1. Read the first line as HTTP request $METHOD $URI HTTP/$VERSION. Validate the method and version.
2. Parse the URI http://hostname:port/path to hostname, port number and path. If no explicit port exists, use 80 as port number.
3. Read the remaining lines as headers until '\r\n'.
4. Connect to the server based on hostname and port.
5. Rebuild the HTTP request GET $PATH HTTP/1.0 and other important headers. Send them to the server socket.

The proxy uses shared buffer (sbuf.h, sbuf.c) and prethreading from textbook.

main thread: accept all connections from the listening port and add the fd to buffer.

other threads: get a fd from the buffer and perform all operations in part I.

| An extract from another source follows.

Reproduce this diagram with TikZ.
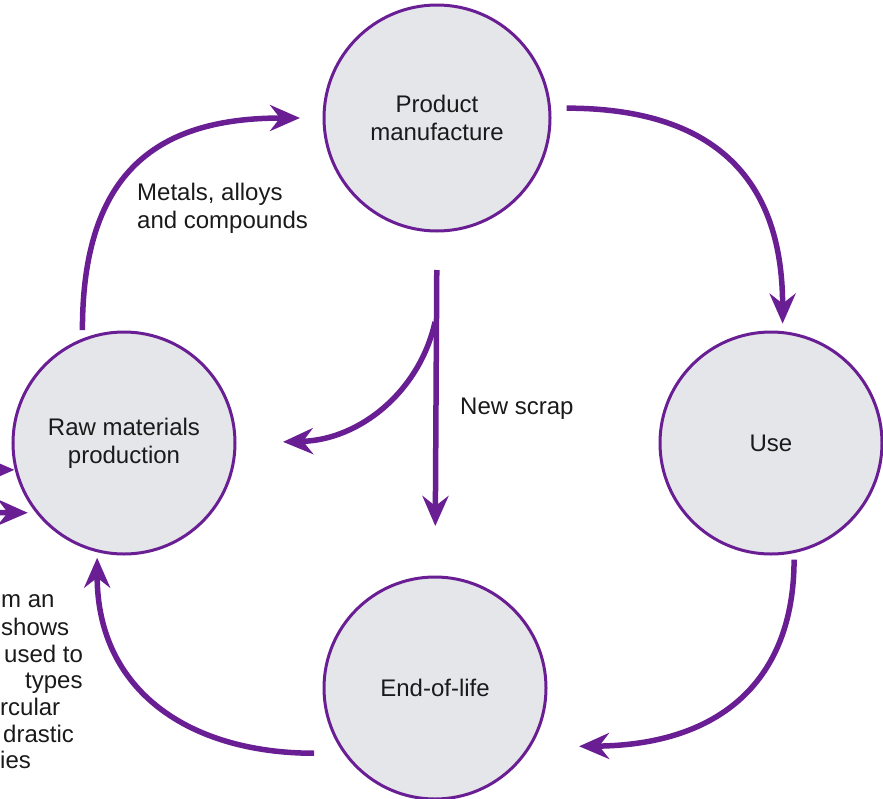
\documentclass[tikz,border=0pt]{standalone}
\usepackage{fontspec}
\setmainfont{Liberation Sans}
\usepackage{xcolor}
\usetikzlibrary{arrows.meta}

\definecolor{cyclepurple}{RGB}{106,30,148}
\definecolor{stagegray}{RGB}{229,230,234}
\definecolor{inkblack}{RGB}{26,26,26}

\begin{document}
\begin{tikzpicture}[x=1pt, y=-1pt,
  stage/.style={circle, draw=cyclepurple, line width=3pt, fill=stagegray, outer sep=0pt,
    minimum size=222pt, align=center, text=inkblack, font=\fontsize{24}{28}\selectfont},
  flow/.style={draw=cyclepurple, line width=5.5pt,
    -{Stealth[length=30pt, width=26pt, inset=10pt]}},
  lbl/.style={inner sep=0pt, align=left, text=inkblack, font=\fontsize{24}{28}\selectfont}]
\clip (0,0) rectangle (883,798);

% the four stages
\node[stage, minimum size=226pt] (pm) at (437,118) {Product\\manufacture};
\node[stage] (raw) at (124,443) {Raw materials\\production};
\node[stage] (use) at (771,443) {Use};
\node[stage] (eol) at (435,688) {End-of-life};

% main cycle
\draw[flow, shorten <=10pt, shorten >=24pt]
  (raw.112) .. controls +(0,-171) and +(-164,0) .. (pm.west);
\draw[flow, shorten <=17pt, shorten >=9pt]
  (pm.5) .. controls +(160,0) and +(0,-158) .. (use.84);
\draw[flow, shorten <=8pt, shorten >=50pt]
  (use.-78) .. controls +(0,128) and +(192,-2) .. (eol.-32.4);
\draw[flow, shorten <=31pt, shorten >=7pt]
  (eol.216) .. controls +(-156,0) and +(0,140) .. (raw.-104);

% new scrap
\draw[flow, shorten <=39pt, shorten >=51pt] (pm.south) -- (eol.north);
\coordinate (split) at (435,322);
\draw[flow, shorten >=48pt]
  (split) .. controls +(-15,68) and +(126,-3) .. (raw.east);

% inputs from the left edge
\coordinate (inA) at (-60,470);
\coordinate (inB) at (-60,512);
\draw[flow, shorten >=2pt] (inA) -- (raw.194);
\draw[flow, shorten >=10pt] (inB) -- (raw.219);

% labels
\node[lbl, anchor=west] (metals) at (137,208) {Metals, alloys\\and compounds};
\node[lbl, anchor=west] (scrap) at (460,409) {New scrap};

% cut-off caption
\foreach \xx/\yy/\t in {1/607/m an, 1/635/shows, 4/662/used to, 25/688/types,
    0/715/rcular, 3/742/drastic, 0/768/ies}
  \node[lbl, anchor=base west] at (\xx,\yy) {\t};
\end{tikzpicture}
\end{document}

The cache (see cache.h, cache.c) uses a doubly-linked list to manage multiple lines:

typedef struct line {
    char *uri; // tag to identify the content
    char *data; // entire response from the server last time
    size_t size; // the size of data
    struct line *prev, *next; // pointers to the other line
}

Some clients fetch responses that have been cached (case 1), so that they only call const methods which are thread-safe for no writing to the cache structure.

On the contrary, the others will update the internal structure of cache lines by calling non-const methods, which means the lines they request haven't been cached (case 2).

How to synchronize?

According to the relationship between requests and reading roles, we use the first readers-writers mechanism (multiple readers but only one writer can access the cache) to synchronize and protect the shared cache from multiple threads.

• case 1: pure reader
  • lock before finding the line from buffer successfully, unlock after copying the data to private local buffer.
• case 2: partially reader + writer
  • lock before finding the line it wants, and unlock after failing (as reader).
  • lock before adding the data to cache and unlock after finishing adding (as real writer).

How to determine the eviction policy?

If we use the strict LRU policy. Every read and write operation will update the order of lines:

• read: rearrange the line to the head of list.
• write: create a new line and insert into the head.

So there is no const method for multiple readers to be served simultaneously.

Instead, we use an approximate LRU policy that don't update the order in reading operation and leave the line untouched. Therefore, the find_line method is safe for interleaves by multiple threads.